What is Pilates? Here is the textbook definition:
“Pilates was designed by Joseph Pilates, a physical-culturist born in Mönchengladbach, Germany, in 1883. He developed a system of exercises during the first half of the twentieth-century which were intended to strengthen the human mind and body. Joseph Pilates believed that mental and physical health are inter-related.
He had practiced many of the physical training regimes which were available in Germany during his youth, and it was out of this context that he developed his own work, which has clear connections with the physical culture of the late nineteenth-century such as the use of specially invented apparatuses and the claim that the exercises could cure illness. It is also related to the tradition of “corrective exercise” or “medical gymnastics” which is typified by Pehr Henrik Ling.”
For my purposes, what Pilates does is offer people the ability to strengthen and stretch their bodies from their core. In other words, many times, back pain can be caused by weak stomach muscles. Strengthen the stomach; relieve the pressure on the back. Hip pain can be caused by leg misalignment, or an uneven gait. Work on the legs, cure the hip pain. And so it goes.

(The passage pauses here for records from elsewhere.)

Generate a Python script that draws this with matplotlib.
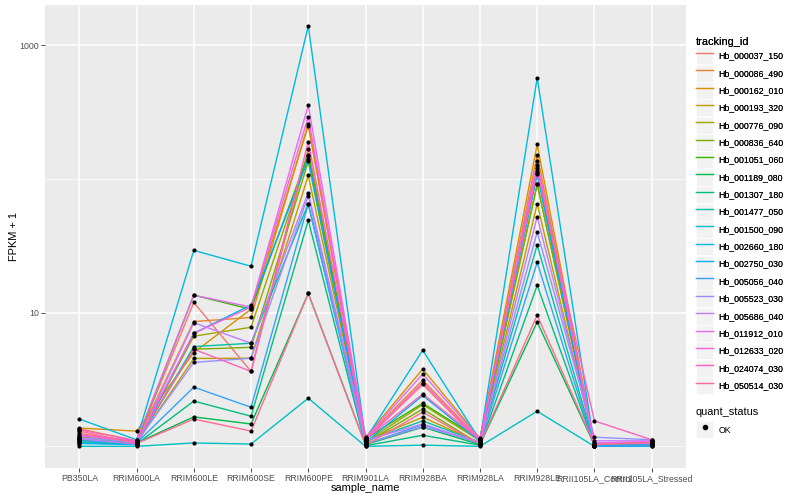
import numpy as np
import matplotlib
matplotlib.use("Agg")
import matplotlib.pyplot as plt
from matplotlib.lines import Line2D
from matplotlib.patches import Rectangle
from matplotlib.legend_handler import HandlerLine2D

plt.rcParams['font.family'] = ['Liberation Sans', 'DejaVu Sans']

samples = ["PB350LA", "RRIM600LA", "RRIM600LE", "RRIM600SE", "RRIM600PE",
           "RRIM901LA", "RRIM928BA", "RRIM928LA", "RRIM928LE",
           "RRII105LA_Control", "RRII105LA_Stressed"]

# FPKM + 1, one list per gene, in sample order
hb_000037_150 = [1.25, 1.08, 11.9, 3.63, 168, 1.12, 2.9, 1.08, 120, 1.02, 1.05]
hb_000086_490 = [1.35, 1.10, 8.57, 9.2, 259, 1.15, 3.13, 1.12, 152, 1.03, 1.04]
hb_000162_010 = [1.37, 1.30, 5.03, 10.6, 250, 1.17, 3.78, 1.15, 181, 1.05, 1.06]
hb_000193_320 = [1.15, 1.06, 4.54, 4.56, 106, 1.10, 1.65, 1.06, 65, 1.02, 1.03]
hb_000776_090 = [1.12, 1.05, 6.66, 7.77, 147, 1.08, 2.05, 1.10, 91, 1.04, 1.07]
hb_000836_640 = [1.18, 1.07, 5.32, 5.5, 135, 1.06, 1.9, 1.04, 91, 1.03, 1.08]
hb_001051_060 = [1.10, 1.09, 13.5, 10.6, 152, 1.14, 2.1, 1.13, 110, 1.01, 1.06]
hb_001189_080 = [1.13, 1.06, 1.66, 1.47, 13.9, 1.03, 1.39, 1.03, 8.5, 1.02, 1.06]
hb_001307_180 = [1.06, 1.04, 2.18, 1.68, 49, 1.01, 1.21, 1.02, 16, 1.01, 1.02]
hb_001477_050 = [1.08, 1.05, 5.57, 5.9, 65, 1.09, 1.55, 1.07, 32, 1.02, 1.03]
hb_001500_090 = [1.0, 1.0, 1.06, 1.04, 2.29, 1.0, 1.02, 1.0, 1.83, 1.0, 1.0]
hb_002660_180 = [1.60, 1.12, 29.2, 22.2, 1393, 1.13, 5.23, 1.11, 570, 1.01, 1.02]
hb_002750_030 = [1.05, 1.03, 7.0, 11.4, 140, 1.07, 2.4, 1.09, 108, 1.0, 1.02]
hb_005056_040 = [1.10, 1.06, 2.77, 1.96, 65, 1.04, 1.45, 1.05, 23.7, 1.0, 1.01]
hb_005523_030 = [1.16, 1.08, 4.24, 4.56, 75, 1.05, 1.4, 1.08, 40, 1.17, 1.12]
hb_005686_040 = [1.14, 1.04, 8.4, 5.9, 79, 1.11, 1.47, 1.06, 52, 1.10, 1.10]
hb_011912_010 = [1.20, 1.11, 13.5, 11.0, 355, 1.16, 3.47, 1.14, 135, 1.06, 1.09]
hb_012633_020 = [1.22, 1.07, 7.0, 11.0, 292, 1.12, 3.0, 1.10, 128, 1.04, 1.05]
hb_024074_030 = [1.33, 1.10, 5.32, 3.63, 190, 1.13, 2.46, 1.12, 115, 1.55, 1.12]
hb_050514_030 = [1.30, 1.05, 1.60, 1.30, 13.9, 1.02, 1.8, 1.04, 9.55, 1.03, 1.07]

gene_ids = ["Hb_000037_150", "Hb_000086_490", "Hb_000162_010", "Hb_000193_320",
            "Hb_000776_090", "Hb_000836_640", "Hb_001051_060", "Hb_001189_080",
            "Hb_001307_180", "Hb_001477_050", "Hb_001500_090", "Hb_002660_180",
            "Hb_002750_030", "Hb_005056_040", "Hb_005523_030", "Hb_005686_040",
            "Hb_011912_010", "Hb_012633_020", "Hb_024074_030", "Hb_050514_030"]
gene_vals = [hb_000037_150, hb_000086_490, hb_000162_010, hb_000193_320,
             hb_000776_090, hb_000836_640, hb_001051_060, hb_001189_080,
             hb_001307_180, hb_001477_050, hb_001500_090, hb_002660_180,
             hb_002750_030, hb_005056_040, hb_005523_030, hb_005686_040,
             hb_011912_010, hb_012633_020, hb_024074_030, hb_050514_030]

# ggplot default hue palette for 20 levels
colors = ["#F8766D", "#EA8331", "#D89000", "#C09B00", "#A3A500", "#7CAE00",
          "#39B600", "#00BB4E", "#00BF7D", "#00C1A3", "#00BFC4", "#00BAE0",
          "#00B0F6", "#35A2FF", "#9590FF", "#C77CFF", "#E76BF3", "#FA62DB",
          "#FF62BC", "#FF6C91"]

fig = plt.figure(figsize=(8, 5), dpi=100)
ax = fig.add_axes([45/800, 1 - 468/500, (686 - 45)/800, (468 - 5)/500])
ax.set_facecolor("#EBEBEB")

x = np.arange(len(samples))
for vals, c in zip(gene_vals, colors):
    ax.plot(x, vals, color=c, lw=1.0, zorder=3)
for vals in gene_vals:
    ax.scatter(x, vals, s=9, marker='o', color='black', linewidths=0, zorder=4)

ax.set_yscale('log')
ax.set_ylim(10**-0.162, 10**3.30)
ax.set_xlim(-0.6, len(samples) - 0.4)
ax.set_yticks([10, 1000])
ax.set_yticklabels(["10", "1000"])
ax.set_yticks([1, 100], minor=True)
ax.set_yticklabels([], minor=True)
ax.set_xticks(x)
ax.set_xticklabels(samples)

ax.grid(which='major', color='white', lw=1.1, zorder=0)
ax.grid(which='minor', axis='y', color='white', lw=0.5, zorder=0)
ax.set_axisbelow(True)
for s in ax.spines.values():
    s.set_visible(False)
ax.tick_params(which='major', length=3, width=0.6, color='#333333',
               labelsize=6.3, labelcolor='#4D4D4D', pad=1.5)
ax.tick_params(which='minor', length=0)

ax.set_xlabel("sample_name", fontsize=7.9, labelpad=0)
ax.set_ylabel("FPKM + 1", fontsize=7.9)
ax.yaxis.set_label_coords(-0.04, 0.5)


class KeyHandler(HandlerLine2D):
    def create_artists(self, legend, orig_handle, xdescent, ydescent,
                       width, height, fontsize, trans):
        arts = super().create_artists(legend, orig_handle, xdescent, ydescent,
                                      width, height, fontsize, trans)
        bg = Rectangle((-xdescent, -ydescent), width, height,
                       facecolor='#F2F2F2', edgecolor='white', lw=0.5,
                       transform=trans)
        return [bg] + arts


fs = 6.3
key_pt = 17 * 0.72
hh = (key_pt / fs - 0.245) / 0.65
handles = [Line2D([], [], color=c, lw=1.0) for c in colors]
leg1 = fig.legend(handles, gene_ids, title="tracking_id", loc='upper left',
                  bbox_to_anchor=(696/800, 1 - 37/500), frameon=False,
                  fontsize=fs, title_fontsize=7.9, alignment='left',
                  handlelength=key_pt/fs, handleheight=hh,
                  handletextpad=0.6, labelspacing=0.04, borderpad=0,
                  borderaxespad=0,
                  handler_map={Line2D: KeyHandler()})
fig.add_artist(leg1)

ok_handle = Line2D([], [], color='black', marker='o', markersize=3, lw=0)
leg2 = fig.legend([ok_handle], ["OK"], title="quant_status", loc='upper left',
                  bbox_to_anchor=(696/800, 1 - 407/500), frameon=False,
                  fontsize=fs, title_fontsize=7.9, alignment='left',
                  handlelength=key_pt/fs, handleheight=hh,
                  handletextpad=0.6, borderpad=0, borderaxespad=0,
                  handler_map={Line2D: KeyHandler()})

fig.savefig("out.png", dpi=100)
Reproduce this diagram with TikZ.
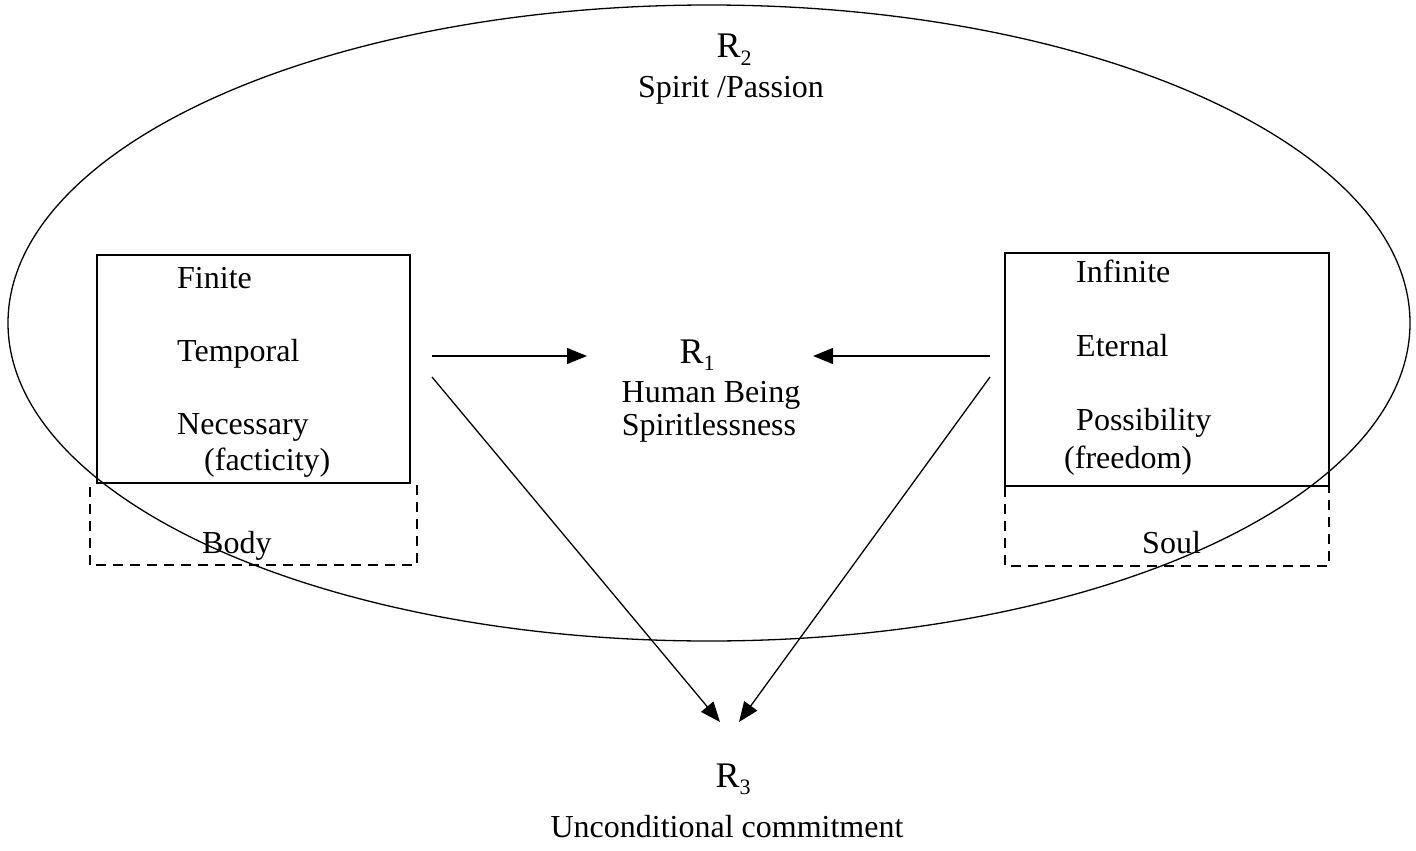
\documentclass[tikz,border=0pt]{standalone}
\usepackage{fontspec}
\setmainfont{Liberation Serif}
\usetikzlibrary{arrows.meta}
\newcommand{\Rsub}[1]{\fontsize{36}{38}\selectfont R\raisebox{-0.2em}{\fontsize{22}{22}\selectfont #1}}
\tikzset{
  lbl/.style={anchor=base west, inner sep=0pt, font=\fontsize{32}{34}\selectfont},
  clbl/.style={anchor=base, inner sep=0pt, font=\fontsize{32}{34}\selectfont},
  solidbox/.style={draw, line width=1.8pt},
  dashbox/.style={draw, line width=1.5pt, dash pattern=on 10pt off 7pt},
  arr/.style={line width=1.3pt, -{Triangle[length=20pt,width=16pt]}},
}
\begin{document}
\begin{tikzpicture}[x=1pt,y=-1pt]
\useasboundingbox (0,0) rectangle (1416,851);
% outer ellipse
\draw[line width=1.3pt] (709,323) ellipse [x radius=701, y radius=318];
% left boxes
\draw[solidbox] (97,255) rectangle (410,483);
\draw[dashbox] (90,565) -- (90,485) (417,485) -- (417,565) -- (90,565);
% right boxes
\draw[solidbox] (1005,253) rectangle (1329,486);
\draw[dashbox] (1005,487) -- (1005,566) -- (1329,566) -- (1329,487);
% left texts
\node[lbl] (finite) at (177,288) {Finite};
\node[lbl] (temporal) at (177,361) {Temporal};
\node[lbl] (necessary) at (177,434) {Necessary};
\node[lbl] (facticity) at (204,470) {(facticity)};
\node[lbl] (body) at (202,553) {Body};
% right texts
\node[lbl] (infinite) at (1076,282) {Infinite};
\node[lbl] (eternal) at (1076,356) {Eternal};
\node[lbl] (possibility) at (1076,430) {Possibility};
\node[lbl] (freedom) at (1064,468) {(freedom)};
\node[lbl] (soul) at (1142,553) {Soul};
% centre texts
\node[clbl] (r2) at (734,58) {\Rsub{2}};
\node[clbl] (spirit) at (731,97) {Spirit /Passion};
\node[clbl] (r1) at (697,363) {\Rsub{1}};
\node[clbl] (human) at (711,402) {Human Being};
\node[clbl] (spiritless) at (709,435) {Spiritlessness};
\node[clbl] (r3) at (733,787) {\Rsub{3}};
\node[clbl] (uncond) at (727,837) {Unconditional commitment};
% arrows
\coordinate (la) at (432,356);
\coordinate (lb) at (587,356);
\coordinate (ra) at (990,356);
\coordinate (rb) at (813,356);
\coordinate (ld) at (432,377);
\coordinate (le) at (720,722);
\coordinate (rd) at (990,377);
\coordinate (re) at (739,722);
\draw[arr] (la) -- (lb);
\draw[arr] (ra) -- (rb);
\draw[arr] (ld) -- (le);
\draw[arr] (rd) -- (re);
\end{tikzpicture}
\end{document}
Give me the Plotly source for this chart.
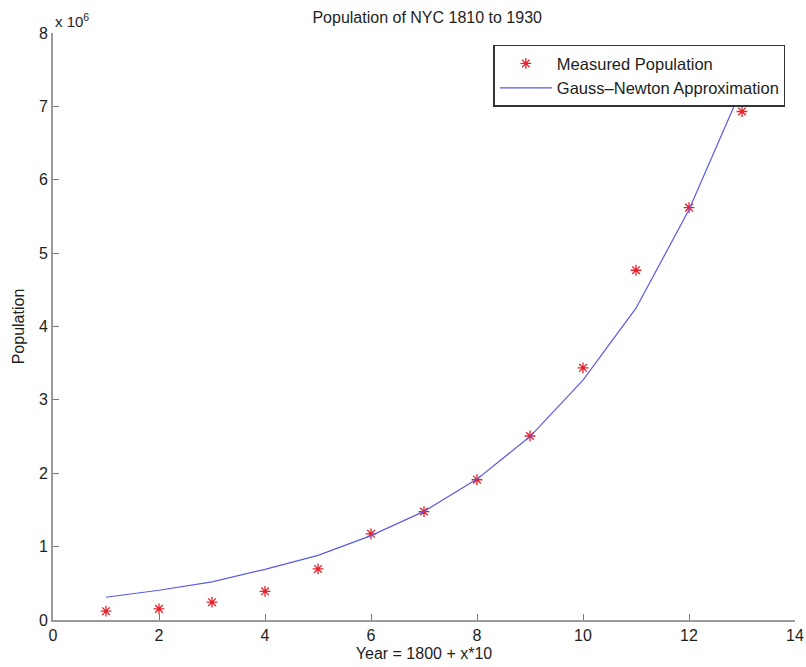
import plotly.graph_objects as go

# Decades after 1800 (x = 1 -> 1810, ..., x = 13 -> 1930)
decade_index = [1, 2, 3, 4, 5, 6, 7, 8, 9, 10, 11, 12, 13]

# Census population of New York City
measured_population = [119734, 152056, 242278, 391114, 696115, 1174779, 1478103,
                       1911698, 2507414, 3437202, 4766883, 5620048, 6930446]

# Fitted exponential model evaluated at each decade
gauss_newton_fit = [310000, 405000, 520000, 690000, 880000, 1150000, 1480000,
                    1920000, 2500000, 3270000, 4250000, 5590000, 7250000]

x_ticks = [0, 2, 4, 6, 8, 10, 12, 14]
y_ticks = [0, 1e6, 2e6, 3e6, 4e6, 5e6, 6e6, 7e6, 8e6]
y_tick_text = ["0", "1", "2", "3", "4", "5", "6", "7", "8"]

FONT = "Liberation Sans, Arial, Helvetica, sans-serif"
TEXT = "#1e1e1e"

fig = go.Figure()

fig.add_trace(go.Scatter(
    x=decade_index, y=measured_population, mode="markers",
    name="Measured Population",
    marker=dict(symbol="asterisk-open", size=9, color="#e8202a",
                line=dict(color="#e8202a", width=1.3)),
))

fig.add_trace(go.Scatter(
    x=decade_index, y=gauss_newton_fit, mode="lines",
    name="Gauss\u2013Newton Approximation",
    line=dict(color="#5a5ae8", width=1.2),
))

axis_common = dict(
    showgrid=False, zeroline=False, showline=True, linecolor="#9a9a9a",
    linewidth=2, ticks="inside", ticklen=6, tickcolor="#7a7a7a",
    tickfont=dict(family=FONT, size=16, color=TEXT),
    mirror=False, automargin=False,
)

fig.update_xaxes(range=[0, 14], tickvals=x_ticks, **axis_common,
                 title=dict(text="Year = 1800 + x*10", standoff=5,
                            font=dict(family=FONT, size=16, color=TEXT)))
fig.update_yaxes(range=[0, 8e6], tickvals=y_ticks, ticktext=y_tick_text,
                 **axis_common,
                 title=dict(text="Population", standoff=10,
                            font=dict(family=FONT, size=16, color=TEXT)))

fig.update_layout(
    width=806, height=667,
    margin=dict(l=53, r=11, t=33, b=47),
    plot_bgcolor="white", paper_bgcolor="white",
    title=dict(text="Population of NYC 1810 to 1930", x=0.53, xanchor="center",
               y=1 - 17 / 667, yanchor="middle",
               font=dict(family=FONT, size=16, color=TEXT)),
    legend=dict(x=0.987, y=0.98, xanchor="right", yanchor="top",
                bgcolor="white", bordercolor="#333", borderwidth=1.5,
                font=dict(family=FONT, size=16.5, color=TEXT),
                tracegroupgap=0, itemwidth=52),
    showlegend=True,
)

fig.add_annotation(
    text="x 10<sup>6</sup>", xref="paper", yref="paper", x=0.0, y=1.0,
    xanchor="left", yanchor="bottom", showarrow=False, yshift=1,
    font=dict(family=FONT, size=15, color=TEXT),
)

fig.write_html("out.html")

The other instance of repeated pain and illness had to do with stress. In my field, I work with people who have high-powered positions in the community, in their corporate cultures, or even within the athletic communities. Not only are these people constantly going from one project to another (carrying big burdens), but they rarely take the time to stop and relax. That means stress stores up in their bodies, right down to the cellular level. Pilates, if they took the time to work with me, would help them.